Some scholars, including Kagarlitsky, have been warning about this for more than a decade, but the recent series of technological disasters, including Moscow’s inability to keep the capital’s two major airports open during a snow storm, have attracted broader attention to the problem (www.stoletie.ru/tekuschiiy_moment/konec_sovetskogo_zapasa_2011-01-11.htm).
Indeed, as so often happens in Russia, this issue was captured in the form of a joke in which one Muscovite asks another: Where are you going for New Years? Domodedovo or Sheremetyevo, the two airports where so many were trapped for days by a snow storm when they were trying to get out of down.
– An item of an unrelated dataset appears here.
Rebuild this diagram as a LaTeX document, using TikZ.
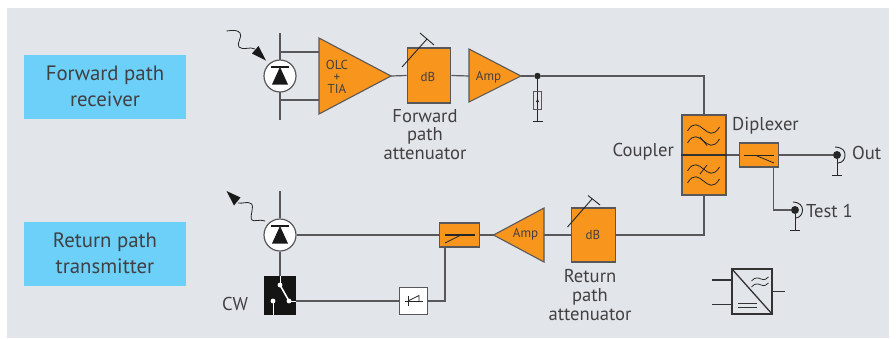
\documentclass[tikz,border=0pt]{standalone}
\usepackage{fontspec}
\setmainfont{PT Sans}
\usetikzlibrary{arrows.meta}
\definecolor{bgc}{HTML}{E2E6EA}
\definecolor{bluec}{HTML}{6CD0F8}
\definecolor{orc}{HTML}{F8951D}
\definecolor{txt}{HTML}{414042}
\definecolor{ln}{HTML}{58585A}
\tikzset{
 wire/.style={draw=ln,line width=1.2pt},
 bluebox/.style={fill=bluec,draw=none,minimum width=162pt,minimum height=64pt,align=center,font=\fontsize{20.8}{25.5}\selectfont,text=txt,inner sep=0pt},
 orbox/.style={fill=orc,draw=ln,line width=1.1pt,inner sep=0pt},
 tri/.style={fill=orc,draw=ln,line width=1.1pt,line join=miter},
 lab/.style={font=\fontsize{18.6}{18.8}\selectfont,text=txt,align=center,inner sep=0pt},
 small/.style={font=\fontsize{13}{13.5}\selectfont,text=txt,inner sep=0pt,align=center},
 pd/.style={circle,fill=white,draw=ln,line width=1.2pt,minimum size=32pt,inner sep=0pt},
 dotn/.style={circle,fill=black!85,draw=none,minimum size=#1,inner sep=0pt},
}
\begin{document}
\begin{tikzpicture}[x=1pt,y=-1pt]
\useasboundingbox (0,0) rectangle (896,338);
\fill[bgc] (7,8) rectangle (889,338);
% labels
\node[bluebox] (fwd) at (105,86.5) {Forward path\\receiver};
\node[bluebox] (ret) at (105,253.5) {Return path\\transmitter};

% ---- forward path wires (drawn first)
\coordinate (pdAtop) at (280,33); \coordinate (pdAbot) at (280,120);
\coordinate (olcU) at (319,52); \coordinate (olcD) at (319,100);
\coordinate (tapU) at (280,52); \coordinate (tapD) at (280,100);
\draw[wire] (pdAtop) -- (pdAbot);
\draw[wire] (tapU) -- (olcU);
\draw[wire] (tapD) -- (olcD);
% photodiode A
\node[pd] (pdA) at (280,76) {};
\fill[black!90] (272,84.5) -- (288,84.5) -- (280,67) -- cycle;
\draw[black!90,line width=1.4pt] (271,67) -- (289,67);
\draw[black!85,line width=.8pt] (226.5,31) .. controls (233,30) and (238,30) .. (240,33) .. controls (243,36) and (236,44) .. (239,47) .. controls (243,51) and (250,46) .. (255,49);
\fill[black!90] (266,60.5) -- (252,53.5) -- (258.5,46) -- cycle;

% OLC amp
\coordinate (olcOut) at (391,76);
\draw[tri] (319,38) -- (391,76) -- (319,114) -- cycle;
\node[small] (olcT) at (337,76.5) {OLC\\[-1.5pt]+\\[-1.5pt]TIA};

% dB forward
\node[orbox,minimum width=43.5pt,minimum height=55pt] (dbA) at (429,75.5) {};
\node[small] (dbAt) at (428,77) {dB};
\draw[wire] (olcOut) -- (dbA.west);
\draw[black!85,line width=.9pt] (402,67) -- (427,39);
\draw[black!85,line width=.9pt] (420,33) -- (434,45);

% Amp forward
\draw[wire] (dbA.east) -- (469,76);
\coordinate (ampAout) at (521,76);
\draw[tri] (469,49) -- (521,76) -- (469,102) -- cycle;
\node[small] (ampAt) at (488.5,77) {Amp};

% Tap + resistor
\node[dotn=6.5pt] (tap) at (537.5,76) {};
\coordinate (gA) at (537.5,121);
\draw[wire] (ampAout) -- (tap);
\draw[black!85,line width=.9pt] (tap) -- (gA);
\draw[black!85,line width=.9pt] (532.5,121) -- (543,121);
\node[draw=ln,line width=.8pt,fill=none,minimum width=8.5pt,minimum height=18pt,inner sep=0pt] (res) at (537.5,100) {};
\fill[black!85] (536,102) -- (539,102) -- (537.5,98.5) -- cycle;

% Coupler
\node[orbox,minimum width=44pt,minimum height=80pt] (cpl) at (704,155) {};
\coordinate (cplTopTurn) at (704,76);
\draw[wire] (tap) -- (cplTopTurn) -- (cpl.north);
\draw[black!80,line width=1.4pt] (cpl.west) -- (cpl.east);
\newcommand{\wv}[2]{\draw[black!85,line width=.8pt] (#1-16,#2+2) .. controls (#1-10,#2-8) and (#1-5,#2-4) .. (#1,#2) .. controls (#1+5,#2+4) and (#1+10,#2+8) .. (#1+16,#2-2);}
\wv{703.5}{129}
\wv{703.5}{141}
\wv{703.5}{169}
\wv{703.5}{181}
\draw[black!85,line width=.8pt] (700,137) -- (707,145.5);
\draw[black!85,line width=.8pt] (700,174) -- (707,165);

% Diplexer
\node[orbox,minimum width=39.5pt,minimum height=24pt] (dip) at (759,155) {};
\draw[wire] (cpl.east) -- (dip.west);
\draw[black!85,line width=1.5pt] (744,155.5) -- (774,155.5);
\draw[black!85,line width=.8pt] (756,155.5) -- (774,163);

% Out
\node[dotn=8pt] (out) at (837,155) {};
\draw[wire] (dip.east) -- (out);
\draw[black!85,line width=.9pt] (835,147) .. controls (843,147.5) and (845,151) .. (845,155) .. controls (845,159) and (843,162.5) .. (838,163);
\coordinate (gOut) at (837,175);
\draw[black!85,line width=.9pt] (out) -- (gOut);
\draw[black!85,line width=.9pt] (832,175) -- (842,175);

% Test 1
\node[dotn=8pt] (tst) at (795,210) {};
\coordinate (tstTurn) at (773.5,210);
\draw[wire] (773.5,167) -- (tstTurn) -- (tst);
\draw[black!85,line width=.9pt] (793,202) .. controls (800,202.5) and (802.5,206) .. (802.5,210) .. controls (802.5,214) and (800,217.5) .. (796,218);
\coordinate (gTst) at (795,230);
\draw[black!85,line width=.9pt] (tst) -- (gTst);
\draw[black!85,line width=.9pt] (790,230) -- (800,230);

% ---- return path
\node[orbox,minimum width=43.5pt,minimum height=54pt] (dbB) at (593.5,235) {};
\node[small] (dbBt) at (593,234.5) {dB};
\coordinate (turnB) at (704,235);
\draw[wire] (cpl.south) -- (turnB) -- (dbB.east);
\draw[black!85,line width=.9pt] (567.5,227) -- (592,199);
\draw[black!85,line width=.9pt] (588,195.5) -- (600,205);

\draw[wire] (dbB.west) -- (544,235);
\draw[tri] (544,208) -- (493.5,235) -- (544,262) -- cycle;
\node[small] (ampBt) at (525.5,234.5) {Amp};
\coordinate (ampBout) at (493.5,235);

\node[orbox,minimum width=39.5pt,minimum height=24pt] (sw) at (459.5,235) {};
\draw[wire] (ampBout) -- (sw.east);
\draw[black!85,line width=1.5pt] (445,235) -- (475,235);
\draw[black!85,line width=.8pt] (445,243) -- (461,235);

\coordinate (pdBtop) at (280,191);
\node[pd] (pdB) at (280,235) {};
\draw[wire] (sw.west) -- (pdB.east);
\draw[wire] (pdBtop) -- (pdB.north);
\fill[black!90] (272,243.5) -- (288,243.5) -- (280,226) -- cycle;
\draw[black!90,line width=1.4pt] (271,226) -- (289,226);
\draw[black!85,line width=.8pt] (265,221) .. controls (258,219) and (254,222) .. (252,220) .. controls (249,217) and (255,206) .. (251,203.5) .. controls (247,201) and (243,204) .. (238,203);
\fill[black!90] (226.5,191) -- (240.5,197.5) -- (234,205.5) -- cycle;

% CW switch
\node[fill=black!92,draw=none,minimum width=32pt,minimum height=39pt,inner sep=0pt] (cw) at (280,295.5) {};
\draw[wire] (pdB.south) -- (cw.north);
\draw[white,line width=1pt] (280,276) -- (280,285);
\draw[white,line width=1.6pt] (280,285) -- (289,301);
\fill[white] (280,285) circle (2.4);
\fill[white] (289,301) circle (2.4);
\draw[white,line width=1pt] (273,301) -- (273,315);
\fill[white] (273,301) circle (2.4);
\draw[white,line width=1pt] (289,301) -- (296,301);

% limiter box
\node[fill=white,draw=ln,line width=1.1pt,minimum width=27.5pt,minimum height=27.5pt,inner sep=0pt] (lim) at (413.5,301) {};
\draw[wire] (cw.east |- lim.west) -- (lim.west);
\coordinate (limTurn) at (445,301);
\draw[wire] (lim.east) -- (limTurn) -- (445,247);
\draw[black!85,line width=.8pt] (405,301) -- (423,301);
\draw[black!85,line width=.8pt] (408,296) -- (408,306);
\draw[black!85,line width=.8pt] (408,301) -- (419,295.5) -- (419,301);

% legend icon
\node[fill=none,draw=black!80,line width=1.4pt,minimum width=40pt,minimum height=45pt,inner sep=0pt] (leg) at (752,291.5) {};
\draw[black!80,line width=1.3pt] (leg.north west) -- (leg.south east);
\coordinate (legA) at (712,280); \coordinate (legB) at (712,304.5); \coordinate (legC) at (785,291.5);
\draw[black!80,line width=1.1pt] (legA) -- (leg.west |- legA);
\draw[black!80,line width=1.1pt] (legB) -- (leg.west |- legB);
\draw[black!80,line width=1.1pt] (leg.east |- legC) -- (legC);
\draw[black!80,line width=.9pt] (738,303) -- (757,303);
\draw[black!80,line width=.9pt] (738,307.5) -- (757,307.5);
\draw[black!80,line width=.8pt] (751.5,281) .. controls (755,276.5) and (759,278) .. (761,279) .. controls (764,280.5) and (767,279) .. (768.5,277);
\draw[black!80,line width=.8pt] (751.5,287) .. controls (755,282.5) and (759,284) .. (761,285) .. controls (764,286.5) and (767,285) .. (768.5,283);

% text
\node[lab] (lFA) at (425,134.5) {Forward\\path\\attenuator};
\node[lab] (lRA) at (590,295) {Return\\path\\attenuator};
\node[lab,anchor=east] (lC) at (674,152) {Coupler};
\node[lab,anchor=west] (lD) at (732,126) {Diplexer};
\node[lab,anchor=west] (lO) at (852,153) {Out};
\node[lab,anchor=west] (lT) at (806,211) {Test 1};
\node[lab,anchor=west] (lCW) at (222,304) {CW};
\end{tikzpicture}
\end{document}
Kagarlitsky, the outspoken director of the Moscow Institute of Globalization and Social Movements, says that because of the failure to invest in the upkeep and modernization of this infrastructure, “Russian capitalism cannot guarantee a more or less comfortable existence for even its numerically small ‘middle class.’”
At its end, the Soviet Union lagged far behind Western Europe as far as infrastructure was concerned, Kagarlitsky says. “But with the collapse of the USSR, things became much worse.” Roads, heating and water networks, and the production and distribution of electricity “all continued to exist as it were on their own and by inertia.”
Breakdowns became “the norm,” but “modernization of technology and the replacement of equipment took place only under extreme necessity when the old had produced its last kopeck” of profit and could do no more. Until that point, it and the system of which it was a part were allowed to limp along.
That shouldn’t have surprised anyone, Kagarlitsky suggests, because “market economies cope not too well with such problems.” Much of the infrastructure in other countries, roads in particular, was either built by non-democratic governments or by democratic regimes facing the kind of crisis they could overcome only with massive government investment.
The situation with regard to electricity generation and distribution, however, was handled rather better. Western countries continued to modernize this sector, Kagarlitsky says, and “only Russia, an energy superpower according to Chubais continues to live with the technology of the 1960s.”
And it shouldn’t surprise anyone that all this is now wearing out and breaking down. The last straw, he continues, turned out to be “the product of the general industrial decline,” a decline that “did not cease even during the period of economic growth of the first decade of the 21st century.”
It is true that many enterprises renewed their operation during that period, but they did so with “old equipment and technology.” And in the areas of transportation, electricity and heating, “the situation remained at full stop.” The government distributed money, but not enough and for those receiving it “it was easier to paint than to build.”
Things increasingly are breaking down, but “the powers that be continue to consider each new accident as a unique situation. They demand that the guilty be found and punished.” That happens, but “almost no one is able to say public that the system itself is guilty” and to force the powers that be to act on that reality.
Today, Kagarlitsky says, “Russian infrastructure and industry is working on the basis of the potential laid up already in Soviet times.” He notes that one of his colleagues had joked that “the Soviet Union was prepared to survive an atomic war because it had over-engineered everything by a factor of five or ten.”
Well, Kagarlitsky continues, “an atomic war did not happen; instead of it, liberal reforms attacked, the consequences of which turned out to be approximately the same as after a major military defeat.” The only difference, he says, is that “after a lost war, a country rebuilds, but with us, the reforms are called successful and continue to be carried out.”
“Sooner or later, the Soviet potential will be exhausted,” he says, suggesting that we have “already approached this end.” The situation with regard to science, education and culture is “just the same, [and] several years from now, we will cease to complain about the brain drain of scholars and artists” because “there won’t be anyone left to leave.”
There is only one good thing about all this, Kagarlitsky concludes: “in such a situation, radical changes are inevitable.” But “it is too bad that one can no longer live by spending one’s inheritance,” which is what Russia and Russians have been doing in effect since the Soviet Union collapsed.